Some Example Objects

In this section, we'll briefly go over some of the scripting objects which have already been written. Many of the existing objects are covered here, but not all. For a more complete listing, and more details on an object's behavior and parameters, see the API documentation for the MASS simulator.

Scripts

AndScript
The semantics of this script dictate that all assertions must be true for the reactions to be realized. It also supports a ShortCircuit flag which controls weather or not a short-circuit AND is used, and a Fire variable controlling the number of times the script may fire. Using a short-circuit check will allow you to decrease script checking time through clever ordering of assertions (i.e. an early false will halt further checking).
OrScript
This is essentially the same as AndScript, with the exception that the script will fire if any one of the assertions is true.
ExpressionScript
This script type allows the user to specify (in the Expression parameter) an arbitrary boolean expressions showing how the assertions are to be checked. If the expression as indicated evaluates to true, the script will fire. See the API documentation for this script for more details on its usage.

Assertions

True
Trivial assertion which is always true
False
I'll give you three guesses what this does.
Time
This assertion returns true if the simulator time matches with the supplied operator and value (e.g. ">= 2" or "!= 10", etc.)
Timer
Allows the user to specify a range of time, optionally delayed and/or repeating, during which the assertion is true.
AgentConnected
Will return true if an agent with a matching name is connected to the simulator.
ExecuteEventActive
As seen above, this will be true if a matching method is currently executing.
ExecuteEventStarting or ExecuteEventCompleting
Returns true if the method will start or terminate during the current time slot.
ExecuteEventDimension
This assertion allows the script designer to react to the behavior of a given method. Using this, one can probe a method's current quality, cost, duration and resource usage using all the standard binary operators.
Probability
This assertion will be true a specified percentage of the time. This can be used to add an element of randomness to your scripts.
ResourceLevel
The current level of a resource is checked here. You can also explicitly determine if the level is at its maximum or minimum value.
ScriptPulseType
This will be true if the assertion is being checked during any of the specified pulse types. This may be used to ensure that a script will only fire before or after the event queue has been processed, for instance.
ScriptStarted
This assertion determines if the given script (matching the script's textual name) has been activated since it was last checked.
SensorQuery
A simulator or agent defined sensor may be queried with this assertion.

Reactions

Write
This trivial reaction simply writes out a line of text using the simulator's logging facilities.
AdjustResourceLevel or SetResourceLevel
These reactions allow a script to adjust any resource's current level by a certain amount over time or set it to a certain value immediately.
SetResourceMax or SetResourceMin
Enables the script to specify new maximum or minimum values for a given resource.
DisconnectAgent
Disconnects an agent from the simulator.
GrammarEvent
The functional element of the dynamic task structure mechanism, this sends a message to an agent indicating that a particular grammar reaction has been caused.
StartScript or ResetScript
Starts or resets a given script in the simulator, by calling its start or reset methods.
ResetSim, RunSim, StepSim, StopSim, QuitSim
These reactions control the behavior of the simulator as their name indicates (they generally correspond to the control buttons on the simulator display).
SendMessage
Sends an arbitrary KQML message to an agent connected to the simulator.
SetSensorDeviation
Adjusts a simulator-controlled sensor deviation description.

Developing New Script Objects

Note that you only have to read this section if you've gone over all the above material and the complete list of existing scripting objects, and decided that you still can't create a script that meets your needs.

As you might have deduced from the structure given above, the scripting mechanism was designed to be very modular and extensible, thus allowing users to develop new script objects if the existing set fail to meet a particular need.

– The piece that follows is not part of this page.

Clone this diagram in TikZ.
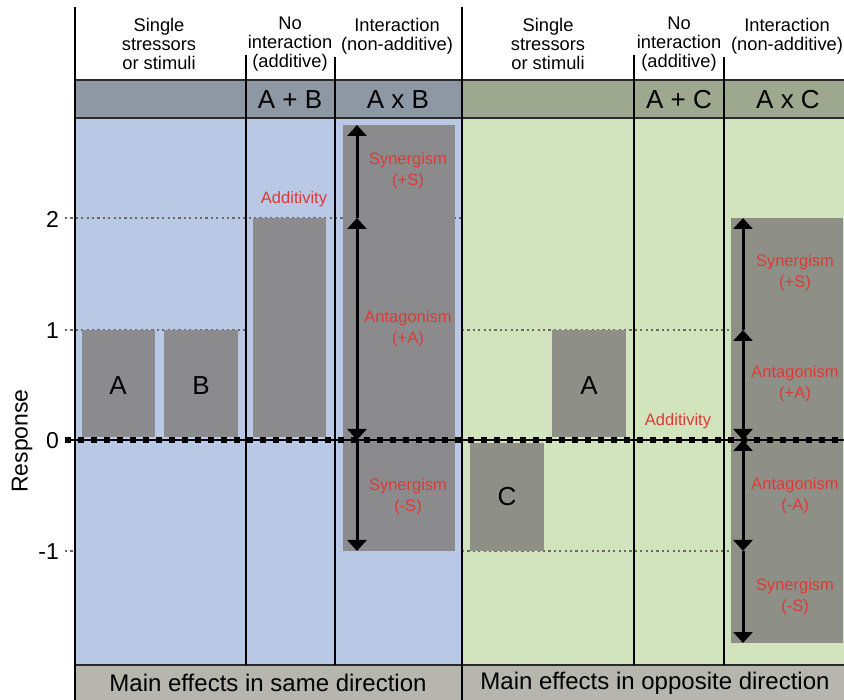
\documentclass[tikz,border=0pt]{standalone}
\usepackage{fontspec}
\setmainfont{Liberation Sans}
\usetikzlibrary{arrows.meta}
\definecolor{blueBg}{HTML}{B9C8E4}
\definecolor{greenBg}{HTML}{D1E4BD}
\definecolor{hdrBlue}{HTML}{8E97A4}
\definecolor{hdrGreen}{HTML}{9DA88E}
\definecolor{barGrey}{HTML}{8B8B8D}
\definecolor{barGreyG}{HTML}{8E8F87}
\definecolor{footGrey}{HTML}{B6B5AE}
\definecolor{redLbl}{HTML}{DC3A35}
\definecolor{dotGrey}{HTML}{6F6666}
\definecolor{rule}{HTML}{2A2A2A}
\begin{document}
\begin{tikzpicture}[x=1pt,y=-1pt,
  bar/.style={fill=barGrey, draw=none, inner sep=0pt, anchor=north west,
    font=\fontsize{26}{28}\selectfont},
  barg/.style={bar, fill=barGreyG},
  vline/.style={line width=2.2pt, black},
  hline/.style={line width=2pt, rule},
  refline/.style={line width=2.4pt, dotGrey, dash pattern=on 2.2pt off 3.2pt},
  arr/.style={line width=3pt, black},
  hdrtxt/.style={align=center, font=\fontsize{18.3}{19}\selectfont, inner sep=0pt},
  optxt/.style={font=\fontsize{26}{28}\selectfont, inner sep=0pt},
  redtxt/.style={align=center, text=redLbl, font=\fontsize{16.5}{21}\selectfont, inner sep=0pt},
  ticktxt/.style={anchor=east, font=\fontsize{23}{25}\selectfont, inner sep=0pt},
  foottxt/.style={font=\fontsize{24}{26}\selectfont, inner sep=0pt}
]
\useasboundingbox (0,0) rectangle (844,700);
\fill[white] (0,0) rectangle (844,700);
% backgrounds
\fill[blueBg] (75,118) rectangle (462,665);
\fill[greenBg] (462,118) rectangle (844,665);
\fill[hdrBlue] (75,80) rectangle (462,118);
\fill[hdrGreen] (462,80) rectangle (844,118);
\fill[footGrey] (75,665) rectangle (844,700);
% reference lines (behind bars)
\draw[refline] (65,218) -- (462,218);
\draw[refline] (65,330) -- (246,330);
\draw[refline] (462,330) -- (844,330);
\draw[refline] (65,551) -- (75,551);
\draw[refline] (462,551) -- (844,551);
% bars, left panel
\node[bar, minimum width=73pt, minimum height=107pt] (barA) at (82,330) {};
\node[bar, minimum width=74pt, minimum height=107pt] (barB) at (164,330) {};
\node[bar, minimum width=73pt, minimum height=219pt] (barAB) at (253,218) {};
\node[bar, minimum width=112pt, minimum height=426pt] (barAxB) at (343,125) {};
% bars, right panel
\node[barg, minimum width=74pt, minimum height=108pt] (barC) at (470,443) {};
\node[barg, minimum width=74pt, minimum height=107pt] (barA2) at (552,330) {};
\node[barg, minimum width=112pt, minimum height=425pt] (barAxC) at (731,218) {};
% bar labels
\node[optxt] (lblA) at (118,386) {A};
\node[optxt] (lblB) at (201,386) {B};
\node[optxt] (lblC) at (507,497) {C};
\node[optxt] (lblA2) at (589,386) {A};
% header and footer rules
\draw[hline] (75,80) -- (844,80);
\draw[hline] (75,118) -- (844,118);
\draw[hline] (75,665) -- (844,665);
% vertical lines
\draw[vline] (75,7) -- (75,700);
\draw[vline] (462,7) -- (462,700);
\draw[vline] (246,55) -- (246,665);
\draw[vline] (335,57) -- (335,665);
\draw[vline] (634,55) -- (634,665);
\draw[vline] (724,57) -- (724,665);
% zero line
\coordinate (z0) at (65,440);
\coordinate (z1) at (844,440);
\draw[line width=1.8pt, black] (z0) -- (z1);
\draw[line width=6pt, black, dash pattern=on 6pt off 7pt] (z0) -- (z1);
% arrows in A x B
\coordinate (l0) at (357,125);
\coordinate (l1) at (357,218);
\coordinate (l2) at (357,440);
\coordinate (l3) at (357,551);
\draw[arr, -{Triangle[width=19pt,length=11pt]}] (l1) -- (l0);
\draw[arr, {Triangle[width=19pt,length=11pt]}-{Triangle[width=19pt,length=11pt]}] (l1) -- (l2);
\draw[arr, -{Triangle[width=19pt,length=11pt]}] (l2) -- (l3);
% arrows in A x C
\coordinate (r0) at (743,218);
\coordinate (r1) at (743,330);
\coordinate (r2) at (743,440);
\coordinate (r3) at (743,551);
\coordinate (r4) at (743,643);
\draw[arr, -{Triangle[width=19pt,length=11pt]}] (r1) -- (r0);
\draw[arr, {Triangle[width=19pt,length=11pt]}-{Triangle[width=19pt,length=11pt]}] (r1) -- (r2);
\draw[arr, {Triangle[width=19pt,length=11pt]}-{Triangle[width=19pt,length=11pt]}] (r2) -- (r3);
\draw[arr, -{Triangle[width=19pt,length=11pt]}] (r3) -- (r4);
% red labels
\node[redtxt] (addL) at (294,199) {Additivity};
\node[redtxt] (synPL) at (408,171) {Synergism\\(+S)};
\node[redtxt] (antPL) at (408,329) {Antagonism\\(+A)};
\node[redtxt] (synML) at (408,497) {Synergism\\(-S)};
\node[redtxt] (addR) at (678,421) {Additivity};
\node[redtxt] (synPR) at (795,273) {Synergism\\(+S)};
\node[redtxt] (antPR) at (795,384) {Antagonism\\(+A)};
\node[redtxt] (antMR) at (795,496) {Antagonism\\(-A)};
\node[redtxt] (synMR) at (795,597) {Synergism\\(-S)};
% column headers
\node[hdrtxt] (h1) at (159,44) {Single\\stressors\\or stimuli};
\node[hdrtxt] (h2) at (290,44) {No\\interaction\\(additive)};
\node[hdrtxt, anchor=north] (h3) at (397,18) {Interaction\\(non-additive)};
\node[hdrtxt] (h4) at (548,44) {Single\\stressors\\or stimuli};
\node[hdrtxt] (h5) at (679,44) {No\\interaction\\(additive)};
\node[hdrtxt, anchor=north] (h6) at (787,18) {Interaction\\(non-additive)};
% operation labels
\node[optxt] (opAB) at (290,100) {A + B};
\node[optxt] (opAxB) at (398,100) {A x B};
\node[optxt] (opAC) at (679,100) {A + C};
\node[optxt] (opAxC) at (788,100) {A x C};
% axis
\node[ticktxt] (t2) at (59,219) {2};
\node[ticktxt] (t1) at (59,331) {1};
\node[ticktxt] (t0) at (59,441) {0};
\node[ticktxt] (tm1) at (59,552) {-1};
\node[rotate=90, font=\fontsize{23}{25}\selectfont, inner sep=0pt] (resp) at (22,441) {Response};
% footer
\node[foottxt] (f1) at (268,683) {Main effects in same direction};
\node[foottxt] (f2) at (655,683) {Main effects in opposite direction};
\end{tikzpicture}
\end{document}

Any of the three scripting object types can be easily derived to produce new behaviors or functionality by following the construction guidelines that will be covered in this section.

All three types of objects share a few features in common. During construction, they are passed the raw textual description of the parameters, exactly as encoded in the configuration file. This data is parsed by a common method, and the resulting data stored in a Hashtable accessible by the getData() function in the object (parameters are stored in String form, keyed by their property names). This process is done automatically. Each object also has an init() method, called just after construction, during which parameter conversion is typically performed (e.g. converting the String data in the Hashtable to a more suitable representation). The JAF function agent.simplest.State#reTypeProperty() may be useful here. As stated earlier, we expect that users defining new scripting objects will enumerate and describe any parameters used by their objects in the object's header comments, using the Javadoc comment style.

Script has essentially two functions which are important to customize: pulse() and reset(). The first, pulse, is called by the script engine periodically to allow the Script to determine if it should fire. Thus, the primary purpose of pulse is to check its assertions and determine if the script should fire. A script may fire with the start() method. The reset method is responsible for resetting any internal structures maintained by the Script back to their original values when it is reset.

The Assertion structure is very simple. The only method of interest here is check(). The check() method should determine, by whatever means necessary, weather or not the assertion is true. If the assertion is false, or an error occurs, the check function should return false.

As with Assertion, Reaction also has just one method to define in derived classes: realize(). This method is responsible for producing the behaviors defined by the Reaction. Realize should return true if the action was successfully performed, or false if an error occurred.

The structure of the objects as shown is quite simple. The only complicated part of creating new objects is how to hook your Assertions and Reactions into the simulation environment - you may need to know how you muddle around in the guts of the simulator to achieve your goals. This may be quite daunting to users, especially if you do not have the simulator source code available to you (but feel free to write us if you need guidance with your object). One alternative is to make use of a preexisting object to produce your behavior. For instance, the GrammarEvent object is a trivial subclass of SendMessage which just fills in the appropriate parameters with the data needed to send a GrammarEvent. For some types of objects this may be the easiest method of construction.